TORONTO—Canadian tenor Colin Ainsworth is having a blast working on “The Pirates of Penzance” this December with the Toronto Operetta Theatre. Gilbert and Sullivan’s more than 100-year-old operetta is still entertaining today with its satirical, romantic story of kind-hearted but overzealous pirates and officials, married with joyful melodies.
“Gilbert and Sullivan were so clever at writing these memorable characters and beautiful songs and it’s a really fun project to be involved in,” says Ainsworth, who has sung in the operetta several times but never tires of it.
There are many layers that account for “The Pirates of Penzance’s” popularity, he says. One is the story’s timeless quality, poking fun at our shared humanity—love, honour, and social relationships.
Moreover, the nature of the operetta genre which, unlike opera, includes dialogue, allows the director some flexibility to throw in some inside jokes based on current affairs or politics, says Ainsworth. This is what the TOT’s production is doing, and it’s a great way to engage the audience, he adds.

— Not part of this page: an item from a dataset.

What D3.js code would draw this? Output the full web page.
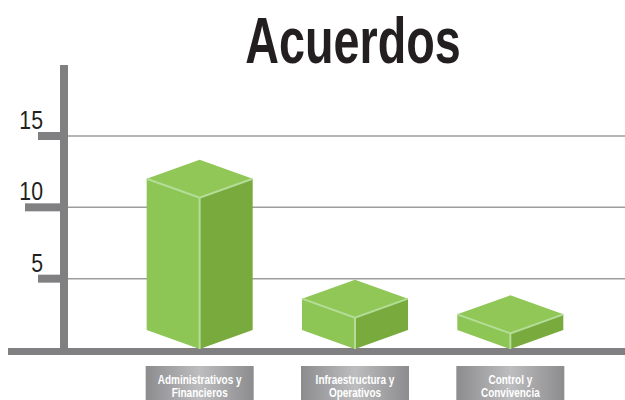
<!DOCTYPE html>
<html lang="es">
<head>
<meta charset="UTF-8">
<title>Acuerdos</title>
<script src="https://d3js.org/d3.v7.min.js"></script>
<style>
  body { margin: 0; background: #fff; }
  svg { display: block; font-family: "Liberation Sans Narrow", "Liberation Sans", Arial, sans-serif; }
</style>
</head>
<body>
<div id="chart"></div>
<script>
// data
var categories = ["Administrativos y|Financieros", "Infraestructura y|Operativos", "Control y|Convivencia"];
var values = [12, 3.6, 2.5];
var tickValues = [5, 10, 15];

var width = 625, height = 400;

var svg = d3.select("#chart").append("svg")
    .attr("width", width)
    .attr("height", height);

var y = d3.scaleLinear().domain([0, 15]).range([350, 136]);
var x = d3.scaleBand().domain(categories).range([122, 588]);

// gradient for the label boxes
var defs = svg.append("defs");
var grad = defs.append("linearGradient").attr("id", "lblGrad")
    .attr("x1", "0%").attr("x2", "100%").attr("y1", "0%").attr("y2", "0%");
grad.append("stop").attr("offset", "0%").attr("stop-color", "#8c8c8e");
grad.append("stop").attr("offset", "50%").attr("stop-color", "#bdbdbf");
grad.append("stop").attr("offset", "100%").attr("stop-color", "#8c8c8e");

// title (condensed by squeezing the glyphs)
svg.append("text")
    .attr("transform", "translate(353,63) scale(0.73,1)")
    .attr("text-anchor", "middle")
    .attr("font-size", 64)
    .attr("font-weight", "bold")
    .attr("fill", "#231f20")
    .text("Acuerdos");

// grid lines
svg.selectAll(".grid").data(tickValues).enter().append("line")
    .attr("class", "grid")
    .attr("x1", 67).attr("x2", width)
    .attr("y1", function(d) { return y(d); })
    .attr("y2", function(d) { return y(d); })
    .attr("stroke", "#9d9d9f")
    .attr("stroke-width", 1.5);

// tick marks (10 is longer)
svg.selectAll(".tick").data(tickValues).enter().append("rect")
    .attr("class", "tick")
    .attr("x", function(d) { return d === 10 ? 25 : 38; })
    .attr("y", function(d) { return y(d) - 4; })
    .attr("width", function(d) { return d === 10 ? 36 : 23; })
    .attr("height", 8)
    .attr("fill", "#808083");

svg.selectAll(".tlabel").data(tickValues).enter().append("text")
    .attr("class", "tlabel")
    .attr("transform", function(d) { return "translate(43," + (y(d) - 7) + ") scale(0.85,1)"; })
    .attr("text-anchor", "end")
    .attr("font-size", 25)
    .attr("fill", "#231f20")
    .text(function(d) { return d; });

// axis bars
svg.append("rect").attr("x", 60).attr("y", 65).attr("width", 8).attr("height", 290).attr("fill", "#808083");
svg.append("rect").attr("x", 8).attr("y", 348).attr("width", width - 8).attr("height", 7).attr("fill", "#808083");

// 3d boxes
var hw = 53, dz = 19;
var bars = svg.selectAll(".bar").data(values).enter().append("g").attr("class", "bar");

function cx(i) { return x(categories[i]) + x.bandwidth() / 2; }

bars.each(function(v, i) {
    var g = d3.select(this);
    var c = cx(i);
    var top = y(v);          // y of left/right top corners
    var base = 330;          // y of left/right bottom corners
    var fTop = top + dz, fBot = base + dz;
    // left face
    g.append("path")
        .attr("d", "M" + (c - hw) + "," + top + "L" + c + "," + fTop + "L" + c + "," + fBot + "L" + (c - hw) + "," + base + "Z")
        .attr("fill", "#8ec655");
    // right face
    g.append("path")
        .attr("d", "M" + c + "," + fTop + "L" + (c + hw) + "," + top + "L" + (c + hw) + "," + base + "L" + c + "," + fBot + "Z")
        .attr("fill", "#79aa3e");
    // top face
    g.append("path")
        .attr("d", "M" + (c - hw) + "," + top + "L" + c + "," + (top - dz) + "L" + (c + hw) + "," + top + "L" + c + "," + fTop + "Z")
        .attr("fill", "#90c757");
    // highlight edges
    g.append("path")
        .attr("d", "M" + (c - hw) + "," + top + "L" + c + "," + fTop + "L" + (c + hw) + "," + top + "M" + c + "," + fTop + "L" + c + "," + fBot)
        .attr("fill", "none")
        .attr("stroke", "#b4dd98")
        .attr("stroke-width", 2);
});

// category labels
var labels = svg.selectAll(".cat").data(categories).enter().append("g").attr("class", "cat")
    .attr("transform", function(d) { return "translate(" + (x(d) + x.bandwidth() / 2) + ",0)"; });

labels.append("rect")
    .attr("x", -54).attr("y", 366)
    .attr("width", 108).attr("height", 40)
    .attr("fill", "url(#lblGrad)");

labels.each(function(d) {
    var parts = d.split("|");
    var t = d3.select(this).append("text")
        .attr("transform", "scale(0.8,1)")
        .attr("text-anchor", "middle")
        .attr("font-size", 12.5)
        .attr("font-weight", "bold")
        .attr("fill", "#ffffff");
    parts.forEach(function(p, k) {
        t.append("tspan").attr("x", 0).attr("y", 384 + k * 13.5).text(p);
    });
});
</script>
</body>
</html>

Musically, “The Pirates of Penzance” was influenced by many of the great Romantic composers, such as Schubert and Verdi, which are echoed throughout the operetta. “They have taken many of their cues from great composers, knitted it together into a great storyline, and created a great piece,” says Ainsworth.
Slave of Duty
The plot is an absurd one, but touches pointedly on human nature. Frederic (Ainsworth’s character) is mistakenly apprenticed to pirates as a boy by his nurse who had misheard his father’s instructions. Frederic is bound to serve until he reaches the age of 21, when he can return to society. Once a respectable man, he will then go back and bring the pirates back to justice.
But there is one loophole: Frederic was born on Feb. 29, a leap year, meaning he would have to serve until he is in his 80s to reach the required 21 birthdays. This also means his new love Mabel has to wait more than 60 years to marry him. But Frederic is determined to fulfill his duty at all costs.
“He goes right to the edge, which is why it’s funny. He goes for his duty 150 percent. He makes sure he’s doing everything, even though it may hurt him or it may hurt the people he loves; he doesn’t really use judgment,” says Ainsworth of his character.
Ainsworth sees some paralells in this approach with life today.
“Sometimes we forget to use a little common sense,” he says. “We get all legalistic about certain things and forget. Maybe it’s not so black and white, maybe there’s a little bit of grey in there, and that’s what my character finds out. There are some grey areas sometimes that you have to use a bit of common sense with.”
Ainsworth, who was born to deaf parents, grew up with no music in the home and only discovered he could sing in high school drama class. His teacher encouraged him to take lessons, and it all snowballed from there, he explains.
His career has taken him to several major opera companies around the world, as well as concert stages, including in Canada, the United States, and Europe. He now takes his 9-year-old son with him, who he says has seen more operas than most people in one lifetime.
“When I’m working, I’m really enjoying what I’m doing, and I love the experience, and the opportunity to do it, and I think that’s the best thing about opera,” says Ainsworth, whose favourite work is usually the one he is currently performing. Right now, that would certainly be “The Pirates of Penzance.”